LOS ANGELES -- Time to dust off that resume, Spider-Man. You're fired!
Don't fret, the web-slinger will still be keeping New York City safe from the dastardly villains he's tangled with in the past. But after Wednesday, he'll have to do it between trips to the unemployment line.
That's the day Peter Parker, Spider-Man's nice guy alter-ego, hears, "You're fired" from his cranky, long-suffering boss, Mayor J. Jonah Jameson. Worse still, Jameson not only sacks Parker, who makes his living as a photojournalist, he blacklists him with every news organization in town.
This of course raises all kinds of interesting questions:
* How will Parker maintain his costumes? Dry-cleaning bills alone must run to several hundred dollars a year.
* How will he keep buying the stuff he uses to spin those industrial-strength webs needed to hop from building to building? Surely he doesn't get it from the 99 Cents Store.
* Where is his next meal coming from? Would he be reduced to spinning webs outside supermarkets and trapping shopping carts in them?
"Because we still want to sell comic books, I can't answer those questions," laughs Joe Quesada, editor-in-chief of Marvel Comics, which reveals the web spinner's latest crisis in Issue No. 623.

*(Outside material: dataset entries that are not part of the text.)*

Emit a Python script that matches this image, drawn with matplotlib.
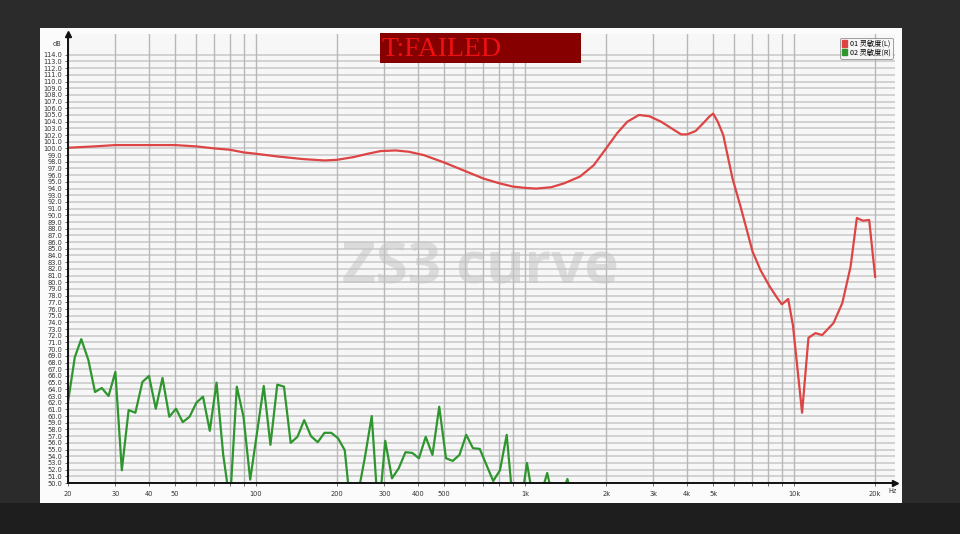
import numpy as np
import matplotlib
matplotlib.use("Agg")
import matplotlib.pyplot as plt
from matplotlib.patches import Rectangle, Patch
from matplotlib.ticker import FixedLocator, NullFormatter

# ---------------- data ----------------
red_freq = [20, 25, 30, 40, 50, 60, 70, 80, 90, 100, 120, 150, 180, 200, 230, 260,
            290, 330, 370, 420, 500, 600, 700, 800, 900, 1000, 1100, 1250, 1400,
            1600, 1800, 2000, 2200, 2400, 2650, 2900, 3200, 3500, 3800, 4000, 4300,
            4600, 4850, 5000, 5200, 5450, 5900, 6300, 6700, 7000, 7500, 8100, 8600,
            9000, 9500, 9900, 10700, 11300, 12000, 12700, 14000, 15100, 16200,
            17100, 18000, 19000, 20000]
red_db = [100.1, 100.3, 100.5, 100.5, 100.5, 100.3, 100.0, 99.8, 99.4, 99.2, 98.8,
          98.4, 98.2, 98.3, 98.7, 99.2, 99.6, 99.7, 99.5, 99.0, 97.9, 96.6, 95.5,
          94.8, 94.3, 94.1, 94.0, 94.2, 94.8, 95.8, 97.5, 100.0, 102.3, 104.0,
          105.0, 104.8, 104.0, 103.0, 102.1, 102.1, 102.6, 103.8, 104.8, 105.2,
          104.0, 102.0, 95.5, 91.5, 87.5, 84.6, 81.8, 79.4, 77.8, 76.7, 77.5, 73.5,
          60.5, 71.7, 72.4, 72.1, 73.9, 76.9, 82.3, 89.6, 89.2, 89.3, 80.8]

green_freq = [20.0, 21.2, 22.4, 23.8, 25.2, 26.7, 28.3, 30.0, 31.7, 33.6, 35.6, 37.8,
              40.0, 42.4, 44.9, 47.6, 50.4, 53.4, 56.6, 60.0, 63.5, 67.3, 71.3, 75.5,
              80.0, 84.8, 89.8, 95.1, 100.8, 106.8, 113.1, 119.9, 127.0, 134.5, 142.5,
              151.0, 160.0, 169.5, 179.6, 190.3, 201.6, 213.6, 226.3, 239.7, 254.0,
              269.1, 285.1, 302.1, 320.0, 339.0, 359.2, 380.5, 403.2, 427.1, 452.5,
              479.5, 508.0, 538.2, 570.2, 604.1, 640.0, 678.1, 718.4, 761.1, 806.3,
              854.3, 905.1, 958.9, 1015.9, 1076.3, 1140.3, 1208.1, 1279.9, 1356.0,
              1436.6, 1522.0]
green_db = [62.1, 68.8, 71.5, 68.4, 63.6, 64.2, 63.0, 66.6, 51.9, 60.9, 60.5, 65.1,
            66.0, 61.1, 65.7, 59.9, 61.1, 59.1, 59.9, 62.0, 62.9, 57.8, 65.0, 54.2,
            47.0, 64.4, 59.9, 50.5, 57.5, 64.5, 55.7, 64.7, 64.4, 56.0, 56.9, 59.4,
            57.0, 56.1, 57.5, 57.5, 56.7, 54.9, 45.0, 48.5, 53.9, 60.0, 45.0, 56.3,
            50.7, 52.2, 54.6, 54.5, 53.7, 56.9, 54.2, 61.4, 53.7, 53.3, 54.2, 57.2,
            55.2, 55.1, 52.7, 50.3, 51.9, 57.2, 46.0, 46.0, 53.0, 47.0, 48.0, 51.5,
            47.0, 48.0, 50.6, 46.0]

series_labels = ["01 灵敏度(L)", "02 灵敏度(R)"]
x_major = [20, 30, 40, 50, 100, 200, 300, 400, 500, 1000, 2000, 3000, 4000, 5000, 10000, 20000]
x_major_labels = ["20", "30", "40", "50", "100", "200", "300", "400", "500",
                  "1k", "2k", "3k", "4k", "5k", "10k", "20k"]
x_minor = [60, 70, 80, 90, 600, 700, 800, 900, 6000, 7000, 8000, 9000]
y_ticks = list(range(50, 115))

RED = "#dd4444"
GREEN = "#2f962f"

# ---------------- figure ----------------
plt.rcParams['font.family'] = ['DejaVu Sans']
fig = plt.figure(figsize=(9.6, 5.34), dpi=100)
fig.patch.set_facecolor("#2b2b2b")
W, H = 960, 534

def fx(px):
    return px / W

def fy(py):
    return 1 - py / H

# dark bottom band and white panel
fig.patches.append(Rectangle((0, 0), 1, fy(503), transform=fig.transFigure,
                             facecolor="#1e1e1e", edgecolor="none", zorder=-5))
fig.patches.append(Rectangle((fx(40), fy(503)), fx(902) - fx(40), fy(28) - fy(503),
                             transform=fig.transFigure, facecolor="#fbfbfb",
                             edgecolor="none", zorder=-4))

ax = fig.add_axes([fx(68), fy(483), fx(895) - fx(68), fy(34) - fy(483)])
ax.set_zorder(1)
ax.set_facecolor("#f7f7f7")
ax.set_xscale("log")
ax.set_xlim(20, 23700)
ax.set_ylim(50, 117.1)

# grid
for v in y_ticks:
    ax.axhline(v, color="#cbcbcb", lw=1.2, zorder=1)
for v in x_major + x_minor:
    ax.axvline(v, color="#b8b8b8", lw=1.0, zorder=1)

ax.plot(red_freq, red_db, color=RED, lw=1.6, zorder=4, solid_joinstyle="round")
ax.plot(green_freq, green_db, color=GREEN, lw=1.6, zorder=3, solid_joinstyle="round")

ax.xaxis.set_major_locator(FixedLocator(x_major))
ax.set_xticklabels(x_major_labels)
ax.xaxis.set_minor_locator(FixedLocator(x_minor))
ax.xaxis.set_minor_formatter(NullFormatter())
ax.set_yticks(y_ticks)
ax.set_yticklabels([f"{v:.1f}" for v in y_ticks])
ax.tick_params(axis="both", which="both", labelsize=4.8, length=2, width=0.6,
               color="#555555", labelcolor="#333333", pad=2)
ax.tick_params(axis="x", pad=4)

for s in ["top", "right"]:
    ax.spines[s].set_visible(False)
for s in ["left", "bottom"]:
    ax.spines[s].set_color("#111111")
    ax.spines[s].set_linewidth(1.4)
    ax.spines[s].set_zorder(6)

# arrows
ax.plot([0], [1], marker="^", color="#111111", markersize=4, transform=ax.transAxes,
        clip_on=False, zorder=7)
ax.plot([1], [0], marker=">", color="#111111", markersize=4, transform=ax.transAxes,
        clip_on=False, zorder=7)
ax.text(-0.008, 1.0 - (44 - 34) / 449, "dB", transform=ax.transAxes, ha="right",
        va="center", fontsize=4.8, color="#333333")
ax.text(0.997, -(491 - 483) / 449, "Hz", transform=ax.transAxes, ha="center",
        va="center", fontsize=4.8, color="#333333")

# title box
fig.patches.append(Rectangle((fx(380), fy(63)), fx(581) - fx(380), fy(33) - fy(63),
                             transform=fig.transFigure, facecolor="#860000",
                             edgecolor="none", zorder=5))
fig.text(fx(381), fy(49), "T:FAILED", ha="left", va="center", fontsize=20,
         color="#ee1111", family="Liberation Serif", zorder=6)

# watermark
fig.text(fx(480), fy(268), "ZS3 curve", ha="center", va="center", fontsize=42,
         color="#c4c4c4", alpha=0.55, family="Open Sans", fontweight="bold", zorder=8)

# legend
handles = [Patch(facecolor=RED, edgecolor=RED, label=series_labels[0]),
           Patch(facecolor=GREEN, edgecolor=GREEN, label=series_labels[1])]
leg = ax.legend(handles=handles, loc="upper right", bbox_to_anchor=(0.997, 0.992),
                prop={"family": ["Noto Sans CJK SC", "DejaVu Sans"], "size": 5.2},
                handlelength=0.6, handleheight=1.0, handletextpad=0.4,
                borderpad=0.3, labelspacing=0.1, frameon=True, fancybox=True,
                borderaxespad=0)
leg.get_frame().set_edgecolor("#777777")
leg.get_frame().set_linewidth(0.6)
leg.get_frame().set_facecolor("#f8f8f8")
leg.set_zorder(9)

fig.savefig("out.png", dpi=100, facecolor=fig.get_facecolor())
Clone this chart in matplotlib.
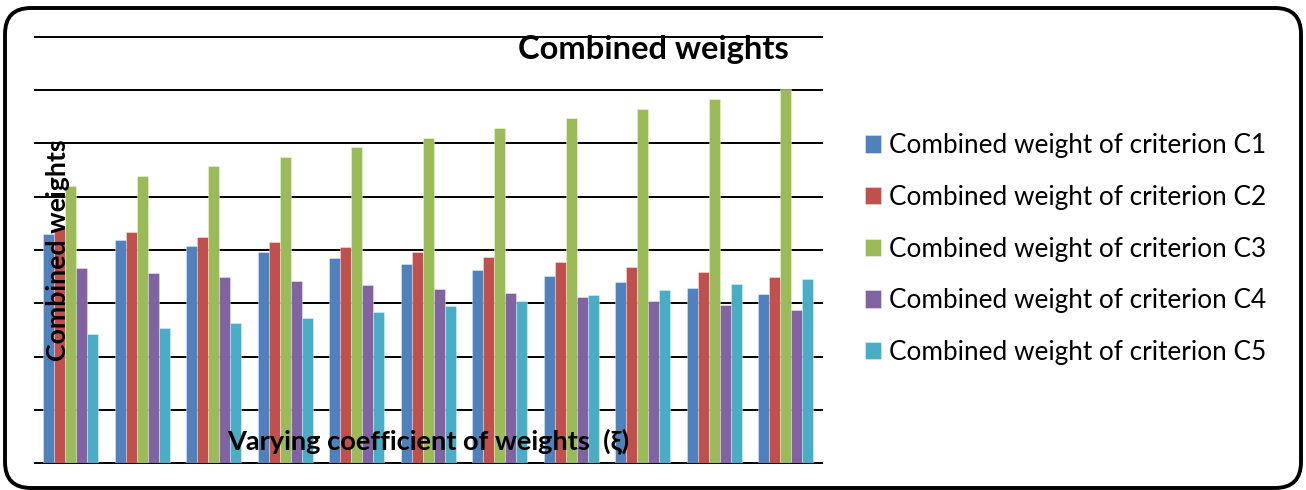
import numpy as np
import matplotlib
matplotlib.use("Agg")
import matplotlib.pyplot as plt
from matplotlib.patches import FancyBboxPatch

# Combined weights of five criteria for eleven values of the varying coefficient
groups = list(range(11))
c1 = [0.2147, 0.2094, 0.2037, 0.1978, 0.1928, 0.1869, 0.1812, 0.1756, 0.1700, 0.1644, 0.1587]
c2 = [0.2203, 0.2171, 0.2122, 0.2075, 0.2025, 0.1978, 0.1934, 0.1884, 0.1837, 0.1790, 0.1744]
c3 = [0.2600, 0.2694, 0.2784, 0.2872, 0.2963, 0.3053, 0.3144, 0.3234, 0.3325, 0.3416, 0.3506]
c4 = [0.1828, 0.1787, 0.1750, 0.1709, 0.1672, 0.1634, 0.1597, 0.1559, 0.1522, 0.1484, 0.1440]
c5 = [0.1210, 0.1266, 0.1315, 0.1365, 0.1419, 0.1472, 0.1522, 0.1575, 0.1625, 0.1678, 0.1728]

series = [c1, c2, c3, c4, c5]
labels = [f"Combined weight of criterion C{i}" for i in range(1, 6)]
colors = ["#4F81BD", "#C0504D", "#9BBB59", "#8064A2", "#4BACC6"]

plt.rcParams["font.family"] = ["Lato", "DejaVu Sans"]

W, H = 1306, 490
fig = plt.figure(figsize=(W / 100, H / 100), dpi=100)

# rounded outer frame, drawn in pixel coordinates
bg = fig.add_axes([0, 0, 1, 1])
bg.set_xlim(0, W)
bg.set_ylim(0, H)
bg.axis("off")
frame = FancyBboxPatch((5, 2), 1296, 480,
                       boxstyle="round,pad=0,rounding_size=26",
                       facecolor="white", edgecolor="black", linewidth=2.8)
bg.add_patch(frame)

ax = fig.add_axes([35 / W, (H - 463.3) / H, (821.7 - 35) / W, (463.3 - 36.7) / H])
ax.patch.set_alpha(0)

x = np.arange(len(groups))
bw = 0.154
bars = []
for i, (vals, col, lab) in enumerate(zip(series, colors, labels)):
    b = ax.bar(x + (i - 2) * bw, vals, width=bw, color=col, label=lab,
               edgecolor=(1, 1, 1, 0.5), linewidth=0.5, zorder=3)
    bars.append(b)

ax.set_xlim(-0.5, len(groups) - 0.5)
ax.set_ylim(0, 0.4)
ax.set_yticks(np.arange(0, 0.401, 0.05))
ax.set_xticks([])
ax.tick_params(left=False, labelleft=False)
for s in ax.spines.values():
    s.set_visible(False)
ax.yaxis.grid(True, color="black", linewidth=1.4)
for gl in ax.get_ygridlines():
    gl.set_clip_on(False)
ax.set_axisbelow(True)

ax.text(0.7856, 0.97, "Combined weights", transform=ax.transAxes,
        ha="center", va="center", fontsize=23.5, fontweight="bold", zorder=5)
ax.text(0.029, 0.50, "Combined weights", transform=ax.transAxes, rotation=90,
        ha="center", va="center", fontsize=19.3, fontweight="bold", zorder=5)
ax.text(0.50, 0.052, "Varying coefficient of weights  (ξ)", transform=ax.transAxes,
        ha="center", va="center", fontsize=19.6, fontweight="bold", zorder=5)

fig.legend(handles=bars, labels=labels, loc="center left",
           bbox_to_anchor=(841 / W, (H - 249) / H), frameon=False,
           fontsize=18.8, handlelength=0.64, handleheight=0.64,
           handletextpad=0.28, labelspacing=1.02)

fig.savefig("out.png", dpi=100)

And how did he land on the unempoyment line? You probably guessed it already: It was because of an evil villain.
Spider-Man got wind of a plot to frame Jameson and exposed it by digitally manipulating photos he'd taken as Peter Parker. Of course, to do that he had to violate journalism ethics by misrepresenting the images. Jameson, longtime publisher of the Daily Bugle, could never tolerate that.
And just why would Peter Parker/aka Spider-Man do such a thing anyway?
"Just because he has super powers doesn't mean he's perfect," says Quesada.